-- Stored data start --

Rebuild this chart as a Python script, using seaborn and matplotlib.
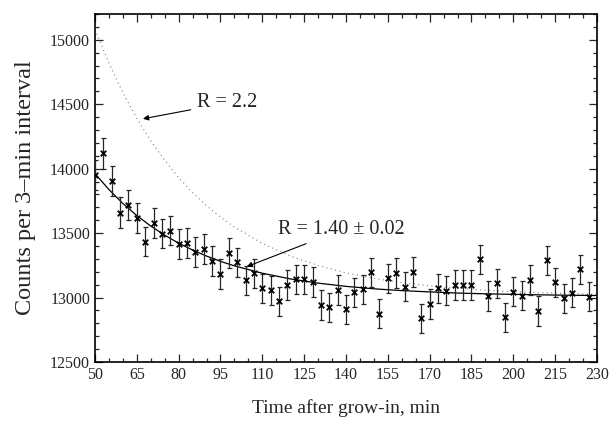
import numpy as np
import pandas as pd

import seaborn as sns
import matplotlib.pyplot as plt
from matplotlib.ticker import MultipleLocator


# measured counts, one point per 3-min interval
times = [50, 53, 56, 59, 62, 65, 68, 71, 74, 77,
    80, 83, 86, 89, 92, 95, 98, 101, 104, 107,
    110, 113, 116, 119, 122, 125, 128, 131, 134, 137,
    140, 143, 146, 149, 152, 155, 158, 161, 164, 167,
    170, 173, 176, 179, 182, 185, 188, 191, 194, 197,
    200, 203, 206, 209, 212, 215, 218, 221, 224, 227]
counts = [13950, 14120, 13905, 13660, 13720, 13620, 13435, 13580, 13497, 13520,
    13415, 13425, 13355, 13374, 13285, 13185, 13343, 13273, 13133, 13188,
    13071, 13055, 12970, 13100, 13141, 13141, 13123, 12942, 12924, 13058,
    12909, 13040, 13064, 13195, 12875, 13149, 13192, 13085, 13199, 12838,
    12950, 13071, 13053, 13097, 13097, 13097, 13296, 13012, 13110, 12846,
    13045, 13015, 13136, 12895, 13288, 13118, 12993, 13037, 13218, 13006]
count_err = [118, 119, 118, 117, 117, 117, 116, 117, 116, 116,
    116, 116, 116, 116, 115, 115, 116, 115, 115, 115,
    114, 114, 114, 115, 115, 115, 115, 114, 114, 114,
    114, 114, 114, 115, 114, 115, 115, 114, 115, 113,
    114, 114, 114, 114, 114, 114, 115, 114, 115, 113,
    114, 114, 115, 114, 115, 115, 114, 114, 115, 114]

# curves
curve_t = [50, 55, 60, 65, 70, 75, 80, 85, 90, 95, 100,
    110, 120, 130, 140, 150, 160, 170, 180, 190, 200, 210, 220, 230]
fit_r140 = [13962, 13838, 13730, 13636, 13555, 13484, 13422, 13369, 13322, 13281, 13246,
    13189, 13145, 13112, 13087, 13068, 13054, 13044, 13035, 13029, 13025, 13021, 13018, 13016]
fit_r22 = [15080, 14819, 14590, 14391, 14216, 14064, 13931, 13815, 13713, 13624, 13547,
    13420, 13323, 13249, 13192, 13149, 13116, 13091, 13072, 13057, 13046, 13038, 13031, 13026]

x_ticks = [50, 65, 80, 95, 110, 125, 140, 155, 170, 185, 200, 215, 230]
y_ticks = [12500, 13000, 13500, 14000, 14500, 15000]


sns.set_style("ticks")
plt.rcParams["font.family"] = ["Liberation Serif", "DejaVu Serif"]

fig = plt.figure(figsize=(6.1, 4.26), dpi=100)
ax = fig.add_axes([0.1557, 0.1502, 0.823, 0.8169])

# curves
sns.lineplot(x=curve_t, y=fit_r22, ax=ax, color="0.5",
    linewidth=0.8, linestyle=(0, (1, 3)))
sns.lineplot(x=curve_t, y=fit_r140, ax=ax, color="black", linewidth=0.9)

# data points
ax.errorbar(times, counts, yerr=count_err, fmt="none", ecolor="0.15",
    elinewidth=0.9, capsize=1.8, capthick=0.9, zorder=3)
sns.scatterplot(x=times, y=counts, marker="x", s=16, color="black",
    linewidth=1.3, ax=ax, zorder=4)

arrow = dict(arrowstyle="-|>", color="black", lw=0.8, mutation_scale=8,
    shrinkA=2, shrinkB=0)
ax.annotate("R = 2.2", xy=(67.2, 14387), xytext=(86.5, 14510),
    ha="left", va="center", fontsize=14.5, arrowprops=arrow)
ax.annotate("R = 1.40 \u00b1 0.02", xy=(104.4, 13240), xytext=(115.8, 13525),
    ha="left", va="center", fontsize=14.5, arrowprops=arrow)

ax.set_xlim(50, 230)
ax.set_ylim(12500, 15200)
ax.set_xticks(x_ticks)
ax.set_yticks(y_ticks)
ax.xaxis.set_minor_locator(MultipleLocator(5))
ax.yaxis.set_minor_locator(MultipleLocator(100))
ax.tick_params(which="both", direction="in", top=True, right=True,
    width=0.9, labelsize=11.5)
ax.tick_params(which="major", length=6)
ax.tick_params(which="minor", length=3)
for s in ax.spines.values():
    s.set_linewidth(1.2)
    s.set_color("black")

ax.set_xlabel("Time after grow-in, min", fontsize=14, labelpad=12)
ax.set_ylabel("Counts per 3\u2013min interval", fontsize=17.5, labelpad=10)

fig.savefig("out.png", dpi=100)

-- Stored data end --

What you need to do:
Restate exactly, please, only the lines between the start of the data and the line containing "from matplotlib.ticker import MultipleLocator", both ends included, skipping the pictures.

Task result:
Rebuild this chart as a Python script, using seaborn and matplotlib.
import numpy as np
import pandas as pd

import seaborn as sns
import matplotlib.pyplot as plt
from matplotlib.ticker import MultipleLocator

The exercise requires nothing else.